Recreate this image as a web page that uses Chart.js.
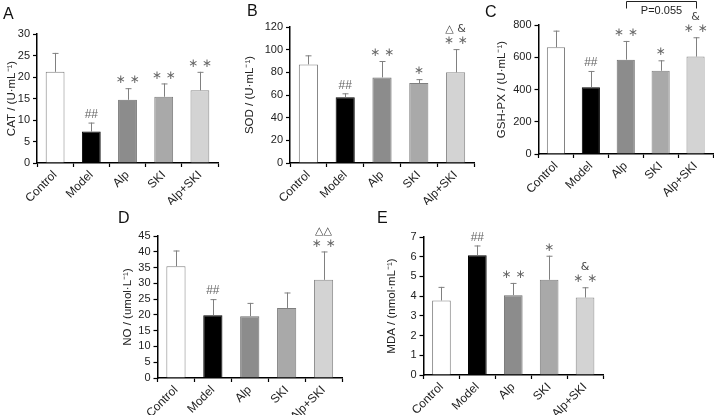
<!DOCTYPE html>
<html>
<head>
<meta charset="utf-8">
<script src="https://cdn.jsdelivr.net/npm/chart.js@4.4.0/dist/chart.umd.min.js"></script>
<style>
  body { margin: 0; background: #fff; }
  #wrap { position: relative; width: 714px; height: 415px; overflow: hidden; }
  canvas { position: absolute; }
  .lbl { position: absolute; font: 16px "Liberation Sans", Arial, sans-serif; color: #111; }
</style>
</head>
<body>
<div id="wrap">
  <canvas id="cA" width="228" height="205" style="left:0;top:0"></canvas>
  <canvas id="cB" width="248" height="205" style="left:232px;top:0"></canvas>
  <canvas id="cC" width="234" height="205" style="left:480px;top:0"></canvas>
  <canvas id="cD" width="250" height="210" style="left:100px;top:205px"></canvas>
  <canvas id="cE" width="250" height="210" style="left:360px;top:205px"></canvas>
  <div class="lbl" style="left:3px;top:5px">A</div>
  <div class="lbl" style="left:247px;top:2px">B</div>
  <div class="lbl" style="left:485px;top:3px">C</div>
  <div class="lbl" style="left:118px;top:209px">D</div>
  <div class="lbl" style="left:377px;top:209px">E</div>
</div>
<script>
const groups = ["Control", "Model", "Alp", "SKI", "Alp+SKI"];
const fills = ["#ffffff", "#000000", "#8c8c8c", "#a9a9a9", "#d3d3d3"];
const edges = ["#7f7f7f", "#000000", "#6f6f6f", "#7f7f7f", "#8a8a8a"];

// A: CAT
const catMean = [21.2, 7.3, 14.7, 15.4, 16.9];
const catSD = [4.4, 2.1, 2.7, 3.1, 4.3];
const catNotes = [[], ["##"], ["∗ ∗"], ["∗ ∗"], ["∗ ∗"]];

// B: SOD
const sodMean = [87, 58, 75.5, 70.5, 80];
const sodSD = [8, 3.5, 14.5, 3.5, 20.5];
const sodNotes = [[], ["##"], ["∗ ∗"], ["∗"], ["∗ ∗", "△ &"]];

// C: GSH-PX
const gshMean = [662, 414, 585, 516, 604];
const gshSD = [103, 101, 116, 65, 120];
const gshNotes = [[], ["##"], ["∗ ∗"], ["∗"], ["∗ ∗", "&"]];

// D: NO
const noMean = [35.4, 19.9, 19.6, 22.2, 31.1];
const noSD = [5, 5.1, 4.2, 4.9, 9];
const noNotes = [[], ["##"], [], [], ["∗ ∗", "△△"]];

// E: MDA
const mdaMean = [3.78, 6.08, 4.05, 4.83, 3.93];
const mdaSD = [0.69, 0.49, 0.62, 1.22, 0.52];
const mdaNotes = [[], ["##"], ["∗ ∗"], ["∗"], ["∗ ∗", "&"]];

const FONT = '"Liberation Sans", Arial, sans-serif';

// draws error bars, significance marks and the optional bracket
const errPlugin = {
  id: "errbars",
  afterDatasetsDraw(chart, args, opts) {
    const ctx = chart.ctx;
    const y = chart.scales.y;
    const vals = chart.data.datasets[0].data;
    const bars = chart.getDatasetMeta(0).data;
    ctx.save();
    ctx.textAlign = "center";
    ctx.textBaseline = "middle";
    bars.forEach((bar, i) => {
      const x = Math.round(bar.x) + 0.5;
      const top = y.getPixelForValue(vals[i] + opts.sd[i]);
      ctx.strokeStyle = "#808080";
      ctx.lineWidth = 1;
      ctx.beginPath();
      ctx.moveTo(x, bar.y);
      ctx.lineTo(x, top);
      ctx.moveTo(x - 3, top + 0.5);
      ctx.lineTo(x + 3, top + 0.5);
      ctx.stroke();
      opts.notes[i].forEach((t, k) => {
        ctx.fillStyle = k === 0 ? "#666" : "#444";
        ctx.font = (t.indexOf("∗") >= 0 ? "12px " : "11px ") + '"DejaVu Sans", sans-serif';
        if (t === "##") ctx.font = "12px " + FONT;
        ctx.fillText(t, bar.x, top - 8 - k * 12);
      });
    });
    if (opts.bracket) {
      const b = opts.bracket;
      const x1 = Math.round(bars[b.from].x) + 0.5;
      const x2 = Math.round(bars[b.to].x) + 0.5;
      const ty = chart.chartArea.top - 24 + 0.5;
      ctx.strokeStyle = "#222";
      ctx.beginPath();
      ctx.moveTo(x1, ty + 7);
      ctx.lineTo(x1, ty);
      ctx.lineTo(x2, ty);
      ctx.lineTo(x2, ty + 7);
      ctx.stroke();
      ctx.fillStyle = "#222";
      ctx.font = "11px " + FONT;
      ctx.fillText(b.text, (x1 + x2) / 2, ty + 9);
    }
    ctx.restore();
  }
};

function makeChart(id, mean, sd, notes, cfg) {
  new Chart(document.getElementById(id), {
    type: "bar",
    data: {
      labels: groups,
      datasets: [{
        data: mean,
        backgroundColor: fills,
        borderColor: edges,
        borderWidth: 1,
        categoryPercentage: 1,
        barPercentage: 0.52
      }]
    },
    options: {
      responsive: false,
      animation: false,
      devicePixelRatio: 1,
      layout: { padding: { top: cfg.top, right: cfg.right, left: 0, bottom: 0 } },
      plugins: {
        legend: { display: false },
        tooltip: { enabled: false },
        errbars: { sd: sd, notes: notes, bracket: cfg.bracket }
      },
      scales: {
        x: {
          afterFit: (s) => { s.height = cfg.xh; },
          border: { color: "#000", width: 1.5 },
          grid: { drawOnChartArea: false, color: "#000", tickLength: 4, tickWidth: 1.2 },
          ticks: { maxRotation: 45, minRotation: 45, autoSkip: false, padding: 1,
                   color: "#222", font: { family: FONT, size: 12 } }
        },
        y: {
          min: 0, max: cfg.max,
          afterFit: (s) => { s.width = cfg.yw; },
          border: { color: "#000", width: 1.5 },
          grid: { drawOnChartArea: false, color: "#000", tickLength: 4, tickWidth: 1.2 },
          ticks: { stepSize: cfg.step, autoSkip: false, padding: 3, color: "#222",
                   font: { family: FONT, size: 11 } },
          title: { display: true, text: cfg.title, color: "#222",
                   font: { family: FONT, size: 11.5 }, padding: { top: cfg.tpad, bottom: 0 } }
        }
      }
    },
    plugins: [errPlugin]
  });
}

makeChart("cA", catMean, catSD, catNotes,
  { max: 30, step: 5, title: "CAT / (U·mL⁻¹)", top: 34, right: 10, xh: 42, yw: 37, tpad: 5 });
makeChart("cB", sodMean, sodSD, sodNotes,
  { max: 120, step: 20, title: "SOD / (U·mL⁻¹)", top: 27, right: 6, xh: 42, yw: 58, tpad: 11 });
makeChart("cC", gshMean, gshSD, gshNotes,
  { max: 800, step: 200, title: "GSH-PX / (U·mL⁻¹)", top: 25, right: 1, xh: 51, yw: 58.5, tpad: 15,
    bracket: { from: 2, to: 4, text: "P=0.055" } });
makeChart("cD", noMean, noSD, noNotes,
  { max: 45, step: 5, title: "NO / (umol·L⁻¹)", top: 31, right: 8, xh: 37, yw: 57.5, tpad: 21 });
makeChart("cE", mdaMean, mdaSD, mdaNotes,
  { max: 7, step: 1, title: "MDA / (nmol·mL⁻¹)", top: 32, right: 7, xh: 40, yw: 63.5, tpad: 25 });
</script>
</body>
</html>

**Given exercise**
All the lines above are to be given again exactly as they read, with the pictures removed.

**Result of the task**
Recreate this image as a web page that uses Chart.js.
<!DOCTYPE html>
<html>
<head>
<meta charset="utf-8">
<script src="https://cdn.jsdelivr.net/npm/chart.js@4.4.0/dist/chart.umd.min.js"></script>
<style>
  body { margin: 0; background: #fff; }
  #wrap { position: relative; width: 714px; height: 415px; overflow: hidden; }
  canvas { position: absolute; }
  .lbl { position: absolute; font: 16px "Liberation Sans", Arial, sans-serif; color: #111; }
</style>
</head>
<body>
<div id="wrap">
  <canvas id="cA" width="228" height="205" style="left:0;top:0"></canvas>
  <canvas id="cB" width="248" height="205" style="left:232px;top:0"></canvas>
  <canvas id="cC" width="234" height="205" style="left:480px;top:0"></canvas>
  <canvas id="cD" width="250" height="210" style="left:100px;top:205px"></canvas>
  <canvas id="cE" width="250" height="210" style="left:360px;top:205px"></canvas>
  <div class="lbl" style="left:3px;top:5px">A</div>
  <div class="lbl" style="left:247px;top:2px">B</div>
  <div class="lbl" style="left:485px;top:3px">C</div>
  <div class="lbl" style="left:118px;top:209px">D</div>
  <div class="lbl" style="left:377px;top:209px">E</div>
</div>
<script>
const groups = ["Control", "Model", "Alp", "SKI", "Alp+SKI"];
const fills = ["#ffffff", "#000000", "#8c8c8c", "#a9a9a9", "#d3d3d3"];
const edges = ["#7f7f7f", "#000000", "#6f6f6f", "#7f7f7f", "#8a8a8a"];

// A: CAT
const catMean = [21.2, 7.3, 14.7, 15.4, 16.9];
const catSD = [4.4, 2.1, 2.7, 3.1, 4.3];
const catNotes = [[], ["##"], ["∗ ∗"], ["∗ ∗"], ["∗ ∗"]];

// B: SOD
const sodMean = [87, 58, 75.5, 70.5, 80];
const sodSD = [8, 3.5, 14.5, 3.5, 20.5];
const sodNotes = [[], ["##"], ["∗ ∗"], ["∗"], ["∗ ∗", "△ &"]];

// C: GSH-PX
const gshMean = [662, 414, 585, 516, 604];
const gshSD = [103, 101, 116, 65, 120];
const gshNotes = [[], ["##"], ["∗ ∗"], ["∗"], ["∗ ∗", "&"]];

// D: NO
const noMean = [35.4, 19.9, 19.6, 22.2, 31.1];
const noSD = [5, 5.1, 4.2, 4.9, 9];
const noNotes = [[], ["##"], [], [], ["∗ ∗", "△△"]];

// E: MDA
const mdaMean = [3.78, 6.08, 4.05, 4.83, 3.93];
const mdaSD = [0.69, 0.49, 0.62, 1.22, 0.52];
const mdaNotes = [[], ["##"], ["∗ ∗"], ["∗"], ["∗ ∗", "&"]];

const FONT = '"Liberation Sans", Arial, sans-serif';

// draws error bars, significance marks and the optional bracket
const errPlugin = {
  id: "errbars",
  afterDatasetsDraw(chart, args, opts) {
    const ctx = chart.ctx;
    const y = chart.scales.y;
    const vals = chart.data.datasets[0].data;
    const bars = chart.getDatasetMeta(0).data;
    ctx.save();
    ctx.textAlign = "center";
    ctx.textBaseline = "middle";
    bars.forEach((bar, i) => {
      const x = Math.round(bar.x) + 0.5;
      const top = y.getPixelForValue(vals[i] + opts.sd[i]);
      ctx.strokeStyle = "#808080";
      ctx.lineWidth = 1;
      ctx.beginPath();
      ctx.moveTo(x, bar.y);
      ctx.lineTo(x, top);
      ctx.moveTo(x - 3, top + 0.5);
      ctx.lineTo(x + 3, top + 0.5);
      ctx.stroke();
      opts.notes[i].forEach((t, k) => {
        ctx.fillStyle = k === 0 ? "#666" : "#444";
        ctx.font = (t.indexOf("∗") >= 0 ? "12px " : "11px ") + '"DejaVu Sans", sans-serif';
        if (t === "##") ctx.font = "12px " + FONT;
        ctx.fillText(t, bar.x, top - 8 - k * 12);
      });
    });
    if (opts.bracket) {
      const b = opts.bracket;
      const x1 = Math.round(bars[b.from].x) + 0.5;
      const x2 = Math.round(bars[b.to].x) + 0.5;
      const ty = chart.chartArea.top - 24 + 0.5;
      ctx.strokeStyle = "#222";
      ctx.beginPath();
      ctx.moveTo(x1, ty + 7);
      ctx.lineTo(x1, ty);
      ctx.lineTo(x2, ty);
      ctx.lineTo(x2, ty + 7);
      ctx.stroke();
      ctx.fillStyle = "#222";
      ctx.font = "11px " + FONT;
      ctx.fillText(b.text, (x1 + x2) / 2, ty + 9);
    }
    ctx.restore();
  }
};

function makeChart(id, mean, sd, notes, cfg) {
  new Chart(document.getElementById(id), {
    type: "bar",
    data: {
      labels: groups,
      datasets: [{
        data: mean,
        backgroundColor: fills,
        borderColor: edges,
        borderWidth: 1,
        categoryPercentage: 1,
        barPercentage: 0.52
      }]
    },
    options: {
      responsive: false,
      animation: false,
      devicePixelRatio: 1,
      layout: { padding: { top: cfg.top, right: cfg.right, left: 0, bottom: 0 } },
      plugins: {
        legend: { display: false },
        tooltip: { enabled: false },
        errbars: { sd: sd, notes: notes, bracket: cfg.bracket }
      },
      scales: {
        x: {
          afterFit: (s) => { s.height = cfg.xh; },
          border: { color: "#000", width: 1.5 },
          grid: { drawOnChartArea: false, color: "#000", tickLength: 4, tickWidth: 1.2 },
          ticks: { maxRotation: 45, minRotation: 45, autoSkip: false, padding: 1,
                   color: "#222", font: { family: FONT, size: 12 } }
        },
        y: {
          min: 0, max: cfg.max,
          afterFit: (s) => { s.width = cfg.yw; },
          border: { color: "#000", width: 1.5 },
          grid: { drawOnChartArea: false, color: "#000", tickLength: 4, tickWidth: 1.2 },
          ticks: { stepSize: cfg.step, autoSkip: false, padding: 3, color: "#222",
                   font: { family: FONT, size: 11 } },
          title: { display: true, text: cfg.title, color: "#222",
                   font: { family: FONT, size: 11.5 }, padding: { top: cfg.tpad, bottom: 0 } }
        }
      }
    },
    plugins: [errPlugin]
  });
}

makeChart("cA", catMean, catSD, catNotes,
  { max: 30, step: 5, title: "CAT / (U·mL⁻¹)", top: 34, right: 10, xh: 42, yw: 37, tpad: 5 });
makeChart("cB", sodMean, sodSD, sodNotes,
  { max: 120, step: 20, title: "SOD / (U·mL⁻¹)", top: 27, right: 6, xh: 42, yw: 58, tpad: 11 });
makeChart("cC", gshMean, gshSD, gshNotes,
  { max: 800, step: 200, title: "GSH-PX / (U·mL⁻¹)", top: 25, right: 1, xh: 51, yw: 58.5, tpad: 15,
    bracket: { from: 2, to: 4, text: "P=0.055" } });
makeChart("cD", noMean, noSD, noNotes,
  { max: 45, step: 5, title: "NO / (umol·L⁻¹)", top: 31, right: 8, xh: 37, yw: 57.5, tpad: 21 });
makeChart("cE", mdaMean, mdaSD, mdaNotes,
  { max: 7, step: 1, title: "MDA / (nmol·mL⁻¹)", top: 32, right: 7, xh: 40, yw: 63.5, tpad: 25 });
</script>
</body>
</html>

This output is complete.